We've been watching how governors around the country are getting extra "creative" as they try to keep their transportation budgets solvent. Yesterday we witnessed an excise tax on bicycles floated in Washington State.
But the award for the wildest funding scheme may go to renowned highway spender Governor Scott Walker in Wisconsin, who wants to raise $6 billion for the state's roads by selling 37 publicly owned power plants. The Milwaukee Journal-Sentinel reported this week on Walker's bizarre plan keep the highway money flowing, and send the bill to utility customers:
The move could also have the unexpected effect of linking the prices paid by some utility customers to the financing of the state's road system. Bonds for the road work would go through even if the state property was not ultimately sold.
What are these projects that are so tremendously important the state's assets must be sold to pay for them?
Well, Wisconsin is going to blow a considerable chunk of that change on a project called the Zoo Interchange, outside of Milwaukee. This $1.7 billion -- yes, billion with a "b" -- project would be one of the most expensive interchanges ever built. Walker specifically mentioned that it was one of his two top priorities in an interview with the Journal Sentinel.
Last year a coalition of nonprofit groups in Milwaukee filed a federal civil rights lawsuit against the state, charging that the project was discriminatory because it does nothing for transit-dependent Milwaukee residents.
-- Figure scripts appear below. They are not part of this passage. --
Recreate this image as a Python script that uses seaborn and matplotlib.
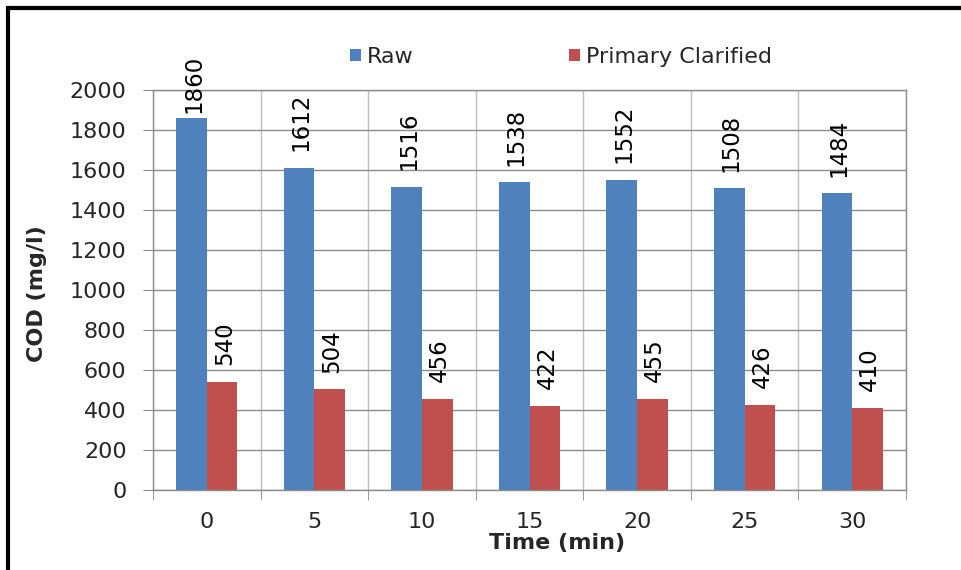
import matplotlib
matplotlib.use("Agg")
import matplotlib.pyplot as plt
import seaborn as sns
import pandas as pd
from matplotlib.patches import Rectangle, Patch
from matplotlib.ticker import FixedLocator

times = ["0", "5", "10", "15", "20", "25", "30"]
raw = [1860, 1612, 1516, 1538, 1552, 1508, 1484]
primary = [540, 504, 456, 422, 455, 426, 410]
series_names = ["Raw", "Primary Clarified"]
colors = ["#4F81BD", "#C0504D"]

df = pd.DataFrame({
    "Time": times * 2,
    "COD": raw + primary,
    "Series": [series_names[0]] * len(times) + [series_names[1]] * len(times),
})

sns.set_style("white")
plt.rcParams["font.family"] = ["DejaVu Sans"]

fig = plt.figure(figsize=(9.62, 5.70), dpi=100)
ax = fig.add_axes([153 / 962, 1 - 490 / 570, (906 - 153) / 962, (490 - 90) / 570])

sns.barplot(data=df, x="Time", y="COD", hue="Series", hue_order=series_names,
            order=times, palette=colors, width=0.57, gap=0, ax=ax,
            saturation=1, edgecolor="none", legend=False)

ax.set_ylim(0, 2000)
ax.set_yticks(range(0, 2001, 200))
ax.set_xlim(-0.5, len(times) - 0.5)
ax.xaxis.set_minor_locator(FixedLocator([i - 0.5 for i in range(len(times) + 1)]))
ax.grid(axis="y", color="#8c8c8c", linewidth=1)
ax.grid(axis="x", which="minor", color="#bfbfbf", linewidth=1)
ax.set_axisbelow(True)

for s in ax.spines.values():
    s.set_color("#8c8c8c")
    s.set_linewidth(1)

ax.tick_params(axis="x", which="major", length=0, pad=16, labelsize=16)
ax.tick_params(axis="x", which="minor", length=7, color="#8c8c8c", bottom=True)
ax.tick_params(axis="y", length=7, color="#8c8c8c", pad=12, labelsize=16, left=True)

ax.set_xlabel("Time (min)", fontsize=16, fontweight="bold")
ax.xaxis.set_label_coords((557 - 153) / 753, -0.108)
ax.set_ylabel("COD (mg/l)", fontsize=16, fontweight="bold")
ax.yaxis.set_label_coords((47 - 153) / 753, 0.49)

labels = []
for cont in ax.containers:
    labels += ax.bar_label(cont, rotation=90, padding=12, fontsize=16.5, color="black")

# keep value labels inside the frame: push down labels that would rise too high
fig.canvas.draw()
renderer = fig.canvas.get_renderer()
top_limit_px = fig.bbox.height - 55
for lab in labels:
    ext = lab.get_window_extent(renderer)
    x0, y0 = lab.xyann
    if ext.y1 > top_limit_px:
        shift_pt = (ext.y1 - top_limit_px) * 72 / fig.dpi
        y0 = max(2, y0 - shift_pt)
    lab.xyann = (x0 + 1.5, y0)

handles = [Patch(facecolor=c, edgecolor="none") for c in colors]
fig.legend(handles, series_names, loc="center", bbox_to_anchor=(0.583, 0.9),
           ncol=2, frameon=False, fontsize=16, handlelength=0.5, handleheight=0.5,
           handletextpad=0.25, columnspacing=7)

fig.patches.append(Rectangle((8 / 962, -0.2), 1.3, 1.2 - 8 / 570, transform=fig.transFigure,
                             fill=False, edgecolor="black", linewidth=3, zorder=10))

fig.savefig("out.png", dpi=100)
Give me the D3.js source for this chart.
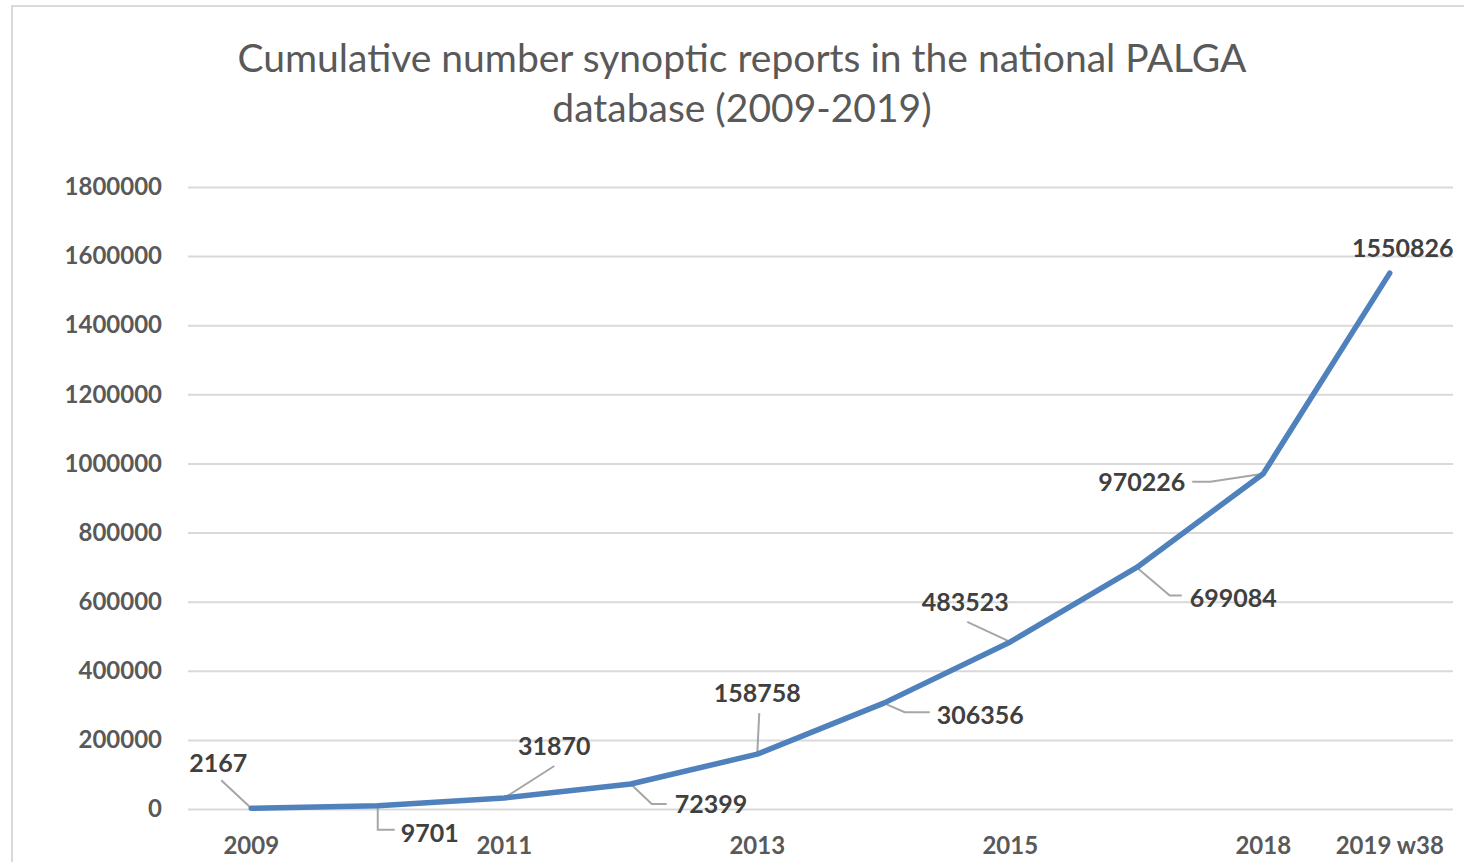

Dennis Grzezinski, an attorney for the plaintiffs, said the Zoo Interchange is “just about the most expensive approach they could have taken.”
This from the same guy who couldn't stomach passenger rail in his state because it would require a subsidy of a few million dollars a year.
Sad to say, Wisconsin's plan is not much worse than the ones being promoted in other parts of the Midwest.
In Ohio, Governor John Kasich has proposed bonding against future turnpike revenues to plug a hole in the state's highway budget. ODOT is currently surveying state residents, asking how important they think it is for Ohio to pursue the $6 billion in highway spending it has promised local governments, despite the fact that the state is in a pretty deep hole and has no plan to boost long-term revenues.
Kasich has been appealing to politicians in northern Ohio to support the plan by promising the majority of the revenues borrowed from the turnpike would be returned to that region of the state. Meanwhile, the Cleveland Plain Dealer reports that although approval from the statehouse is still forthcoming, ODOT officials are already busy laying the legal groundwork for the sale of bonds.
Another complete abdication of budgetary responsibility from a governor who claimed fiscal restraint demanded he turn down federal passenger rail funds. Looks like future generations will be footing the bill for Kasich's highway spending spree in Ohio.
Meanwhile, Missouri has another groan-worthy plan to shore up transportation funding. The state has proposed a one-cent sales tax to pay for transportation. And state officials want to exempt gas from the sales tax. So a driver filling up at the pump -- whom this tax will benefit -- will be spared the costs, while carless parents buying groceries for their children will not.
That tax increase is going to generate $8 billion dollars over 10 years. And guess what? Almost 13 percent of that -- $1 billion -- is already spoken for. The state wants to use it to rebuild and widen Interstate 70, according to the St. Louis Post Dispatch.
On the bright side, the Missouri Bicycle Federation is hopeful the state will make state funding available to local communities to spend on bike and pedestrian infrastructure for the first time. If Missouri is going to make funding for transportation the responsibility of all its citizens, that seems like that is the least it could do.